What's your trick for removing the bolt catch buffer and spring when they use the disconnector spring and it wedges tight in there so even the bolt catch buffer is not removable?

I have drilled a 1/16" hole on the other side of the lower to punch them out.
I tried drilling the bolt catch buffer, but it just spins in place...

ar15barrels
09-28-2009, 7:42 PM
My method that uses the "wrong" tool:

Get a security Torx bit, T28 I think. The roll pin will loosely fit the hole in the end of the bit.

That's actually about the same as using a roll pin holder and a roll pin holder IS the right tool for the job.
A roll pin holder is basically a punch that's about double the required size, but it has a hole drilled in the tip that the roll pin fits into.
It allows you to install the roll pin without the roll pin getting flared out while it's unsupported outside the reciever.
Once a roll pin is down inside a hole with metal all around it, it won't flare out anymore so you can use a proper roll pin punch that has the little tit in the middle.

wash
09-28-2009, 7:57 PM
Yeah, but it's a tool that a lot of people might have in their cheapo Chinese screwdriver bit set. That's where I got mine.
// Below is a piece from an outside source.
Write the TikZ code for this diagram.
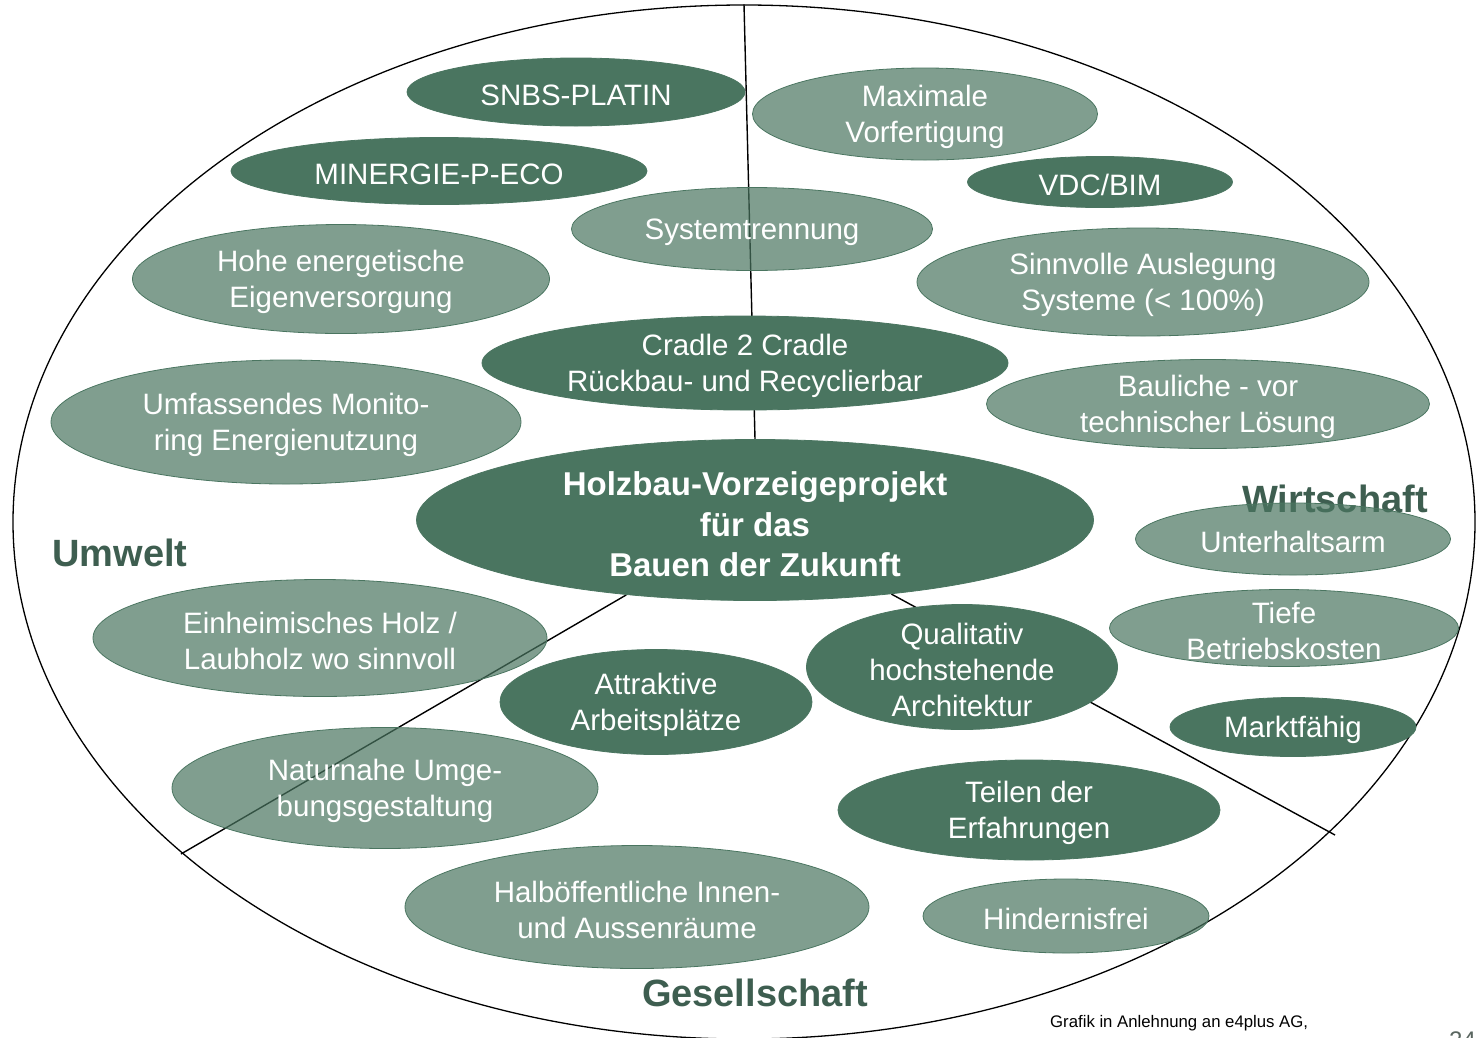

Instead of a tool that almost no one has outside of a gunsmith, it's common, easy to find, cheap and gets the job done.

Some people might go out and buy a set of vise grips because they don't want to wait for Brownells to ship out their roll pin punch or they might use vice grips because they already have them in their tool box. A security Torx bit can be found in any decent hardware store and a lot of people will already have the right bit.

CHS
09-28-2009, 8:25 PM
What's your trick for removing the bolt catch buffer and spring when they use the disconnector spring and it wedges tight in there so even the bolt catch buffer is not removable?

I have drilled a 1/16" hole on the other side of the lower to punch them out.
I tried drilling the bolt catch buffer, but it just spins in place...

I've removed a couple of Disconnector springs for people, but LUCKILY I haven't had anyone jam that buffer in bad enough that it wouldn't come out.

I would probably tell those people to call you, actually :)

In semi-related weirdness, for some strange reason lately I'm starting to see a lot of people install the hammer spring correctly, but fit the hammer to the lower with the hammer spring legs BELOW the trigger pin on the floor of the fire control group.

I had never seen it before a couple weeks ago, and since then I've seen it probably a half-dozen times.

wash
09-28-2009, 8:32 PM
If you have a wire feed welder or maybe even a stick welder, you might be able to weld on something to pull on. I would probably clamp the ground on to a piece of threaded rod screwed in to the PG bolt hole.

That's not a tool that most AR assemblers would have, so don't get it jammed up.